TASK INPUTS
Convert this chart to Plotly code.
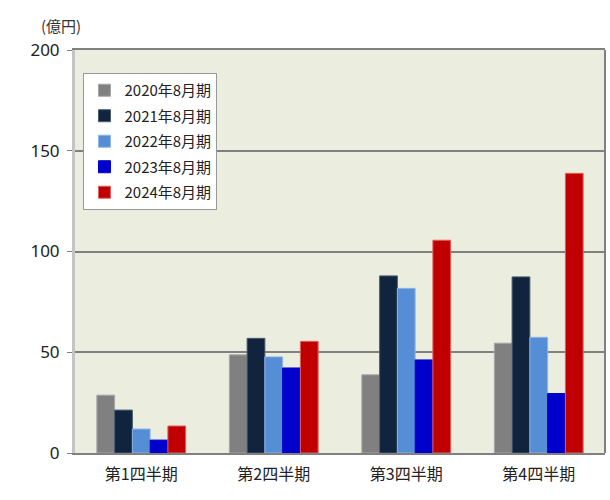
import plotly.graph_objects as go

categories = ["第1四半期", "第2四半期", "第3四半期", "第4四半期"]
series_names = ["2020年8月期", "2021年8月期", "2022年8月期", "2023年8月期", "2024年8月期"]
v2020 = [28.7, 48.7, 38.8, 54.5]
v2021 = [21.3, 56.9, 87.9, 87.4]
v2022 = [11.9, 47.7, 81.7, 57.4]
v2023 = [6.4, 42.2, 46.2, 29.5]
v2024 = [13.4, 55.4, 105.6, 138.8]
values = [v2020, v2021, v2022, v2023, v2024]
colors = ["#808080", "#10243E", "#558ED5", "#0000CC", "#C00000"]
line_colors = ["#A6A6A6", "#4A5A70", "#8CB4E6", "#0000CC", "#E06060"]
y_ticks = [0, 50, 100, 150, 200]

FONT = "Noto Sans CJK JP"

fig = go.Figure()
for i, (name, vals, c, lc) in enumerate(zip(series_names, values, colors, line_colors)):
    fig.add_trace(go.Bar(
        x=categories, y=vals, name=name, legendgroup=f"g{i}",
        marker=dict(color=c, line=dict(color=lc, width=1)),
    ))

fig.update_layout(
    width=610, height=500,
    margin=dict(l=75, r=5, t=50, b=47),
    paper_bgcolor="white",
    plot_bgcolor="#EBEEDE",
    barmode="group",
    bargap=0.33,
    bargroupgap=0,
    font=dict(family=FONT, color="#222222"),
    showlegend=True,
    legend=dict(
        x=0.016, y=0.943, xanchor="left", yanchor="top",
        bgcolor="white", bordercolor="#999999", borderwidth=1,
        font=dict(family=FONT, size=15, color="#222222"),
        itemwidth=30, tracegroupgap=3,
        traceorder="grouped",
    ),
    annotations=[dict(
        text="(億円)", xref="paper", yref="paper", x=-0.026, y=1.062,
        xanchor="center", yanchor="middle", showarrow=False,
        font=dict(family=FONT, size=15, color="#333333"),
    )],
    shapes=[dict(type="line", xref="paper", yref="paper", x0=1, x1=1, y0=0, y1=1,
                 line=dict(color="#808080", width=2))],
)

fig.update_xaxes(
    showline=True, linecolor="#808080", linewidth=2, mirror=True,
    ticks="", showgrid=False, ticklabelstandoff=6,
    tickfont=dict(family=FONT, size=16, color="#222222"),
)
fig.update_yaxes(
    range=[0, 200], tickvals=y_ticks, ticktext=[str(t) for t in y_ticks],
    showgrid=True, gridcolor="#808080", gridwidth=1.5,
    showline=True, linecolor="#C4C4C4", linewidth=3,
    ticks="outside", ticklen=5, tickcolor="#808080", tickwidth=1,
    ticklabelstandoff=4,
    tickfont=dict(family="Noto Sans", size=17, color="#222222"),
    zeroline=False,
)

fig.write_html("out.html")
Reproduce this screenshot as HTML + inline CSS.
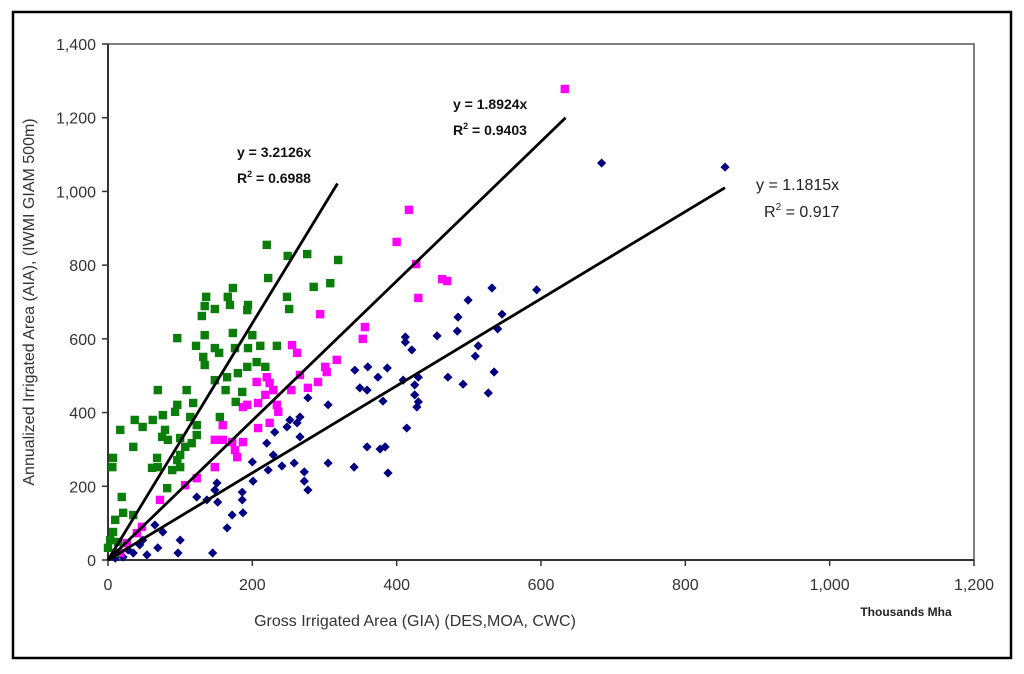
<!DOCTYPE html>
<html><head><meta charset="utf-8"><style>
html,body{margin:0;padding:0;background:#fff;}
svg{display:block;font-family:"Liberation Sans",Arial,sans-serif;}
</style></head><body>
<svg id="chart" width="1024" height="674" viewBox="0 0 1024 674">
<rect x="13" y="12" width="998" height="646" fill="#fff" stroke="#000" stroke-width="2.5"/>
<g id="grid"></g>
<g id="marks"></g>
<g id="lines"></g>
<text x="34" y="302" transform="rotate(-90 34 302)" text-anchor="middle" font-size="16" fill="#333">Annualized Irrigated Area (AIA), (IWMI GIAM 500m)</text>
<text x="415" y="626" text-anchor="middle" font-size="16" fill="#333">Gross Irrigated Area (GIA) (DES,MOA, CWC)</text>
<text x="906" y="616" text-anchor="middle" font-size="12" font-weight="bold" fill="#222">Thousands Mha</text>
<g font-size="14" font-weight="bold" fill="#111">
<text x="237" y="157">y = 3.2126x</text>
<text x="237" y="183">R<tspan font-size="9" dy="-6">2</tspan><tspan dy="6"> = 0.6988</tspan></text>
</g>
<g font-size="14" font-weight="bold" fill="#111">
<text x="453" y="109">y = 1.8924x</text>
<text x="453" y="135">R<tspan font-size="9" dy="-6">2</tspan><tspan dy="6"> = 0.9403</tspan></text>
</g>
<g font-size="16" fill="#222">
<text x="756" y="190">y = 1.1815x</text>
<text x="764" y="217">R<tspan font-size="10" dy="-7">2</tspan><tspan dy="7"> = 0.917</tspan></text>
</g>
</svg>
<script>
const xTicks=[0,200,400,600,800,1000,1200];
const yTicks=[0,200,400,600,800,1000,1200,1400];
const xTickLabels=["0","200","400","600","800","1,000","1,200"];
const yTickLabels=["0","200","400","600","800","1,000","1,200","1,400"];
const slopes=[3.2126,1.8924,1.1815];
const lineEnds=[318,634,855];
const blueX=[855,684,532,594,499,485,546,484,540,456,412,412,421,513,509,535,527,387,342,360,374,409,430,425,471,492,349,359,381,425,430,428,277,305,414,359,377,384,305,341,388,266,252,248,262,266,231,220,229,200,222,241,258,272,272,277,201,186,186,187,172,151,148,123,137,152,165,100,69,97,145,65,76,44,54,35,21,48,10,17,28];
const blueY=[1066,1077,738,733,705,659,667,621,627,608,605,591,570,581,553,510,453,521,515,524,496,488,496,475,496,477,467,461,431,448,429,415,440,421,358,307,301,307,263,252,236,388,380,361,372,334,347,317,285,266,244,255,263,239,214,190,214,184,163,128,122,209,190,171,163,157,87,54,33,19,19,95,76,41,14,19,8,54,5,22,27];
const magX=[633,417,400,427,463,470,430,294,356,353,255,262,317,301,303,291,277,266,254,206,220,224,229,218,208,193,187,234,236,224,208,159,148,159,172,187,176,179,148,123,107,72,47,40,26,17];
const magY=[1278,950,863,803,762,757,711,667,632,600,583,562,543,524,510,483,467,502,461,483,496,480,461,448,426,421,415,421,402,372,358,366,326,326,320,320,298,279,252,222,203,163,90,73,46,19];
const greenX=[220,249,276,319,222,285,308,248,251,173,166,169,136,134,148,130,193,194,96,134,122,173,200,148,154,132,134,176,194,211,234,206,218,193,180,148,165,163,186,177,69,109,118,96,93,114,123,123,155,76,62,37,48,17,35,79,83,75,100,107,116,100,96,68,61,69,89,100,82,7,6,19,21,35,10,7,3,14,0,10];
const greenY=[855,825,830,814,765,741,751,714,681,738,714,692,714,689,681,662,678,692,602,610,581,616,610,575,562,551,529,575,575,581,581,537,524,524,507,488,496,461,456,429,461,461,426,421,402,388,366,339,388,393,380,380,361,353,307,353,326,334,331,307,317,285,271,277,250,252,244,252,195,277,252,171,128,122,109,76,54,49,33,19];

const X0=108,X1=974,Y0=560,Y1=44;
const sx=v=>X0+(v-0)/1200*(X1-X0);
const sy=v=>Y0-(v-0)/1400*(Y0-Y1);
const NS="http://www.w3.org/2000/svg";
function mk(tag,attrs,parent){const e=document.createElementNS(NS,tag);for(const k in attrs)e.setAttribute(k,attrs[k]);parent.appendChild(e);return e;}
const grid=document.getElementById('grid'),marks=document.getElementById('marks'),lines=document.getElementById('lines');

const frame=mk('rect',{x:X0,y:Y1,width:X1-X0,height:Y0-Y1,fill:'none',stroke:'#555','stroke-width':1.5},grid);


const xa=mk('line',{x1:X0,y1:Y0,x2:X1,y2:Y0,stroke:'#333','stroke-width':2},grid);


const ya=mk('line',{x1:X0,y1:Y0,x2:X0,y2:Y1,stroke:'#333','stroke-width':2},grid);



xTicks.forEach((v,i)=>{
  const t=mk('line',{x1:sx(v),y1:Y0,x2:sx(v),y2:Y0+6,stroke:'#333','stroke-width':1.5},grid);
  
  
  const l=mk('text',{x:sx(v),y:Y0+30,'text-anchor':'middle','font-size':16,fill:'#333'},grid);
  l.textContent=xTickLabels[i];
  
  
});
yTicks.forEach((v,i)=>{
  const t=mk('line',{x1:X0-6,y1:sy(v),x2:X0,y2:sy(v),stroke:'#333','stroke-width':1.5},grid);
  
  
  const l=mk('text',{x:X0-12,y:sy(v)+6,'text-anchor':'end','font-size':16,fill:'#333'},grid);
  l.textContent=yTickLabels[i];
  
  
});

blueX.forEach((v,i)=>{
  const cx=sx(v),cy=sy(blueY[i]),r=4.6;
  const p=mk('polygon',{points:`${cx},${cy-r} ${cx+r},${cy} ${cx},${cy+r} ${cx-r},${cy}`,fill:'#000080'},marks);
  
  
});
magX.forEach((v,i)=>{
  const s=mk('rect',{x:sx(v)-4.2,y:sy(magY[i])-4.2,width:8.4,height:8.4,fill:'#ff00ff'},marks);
  
  
});
greenX.forEach((v,i)=>{
  const s=mk('rect',{x:sx(v)-4.2,y:sy(greenY[i])-4.2,width:8.4,height:8.4,fill:'#0a7d0a'},marks);
  
  
});
const lineNames=['trendline-green','trendline-magenta','trendline-blue'];
slopes.forEach((m,i)=>{
  const l=mk('line',{x1:sx(0),y1:sy(0),x2:sx(lineEnds[i]),y2:sy(m*lineEnds[i]),stroke:'#000','stroke-width':2.8},lines);
  
  
});
</script>
</body></html>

WORK REQUIRED
From the top of the listing above, repeat each line exactly until you reach the line containing "import plotly.graph_objects as go", and repeat that one too. Leave the pictures out.

TASK OUTPUT
Convert this chart to Plotly code.
import plotly.graph_objects as go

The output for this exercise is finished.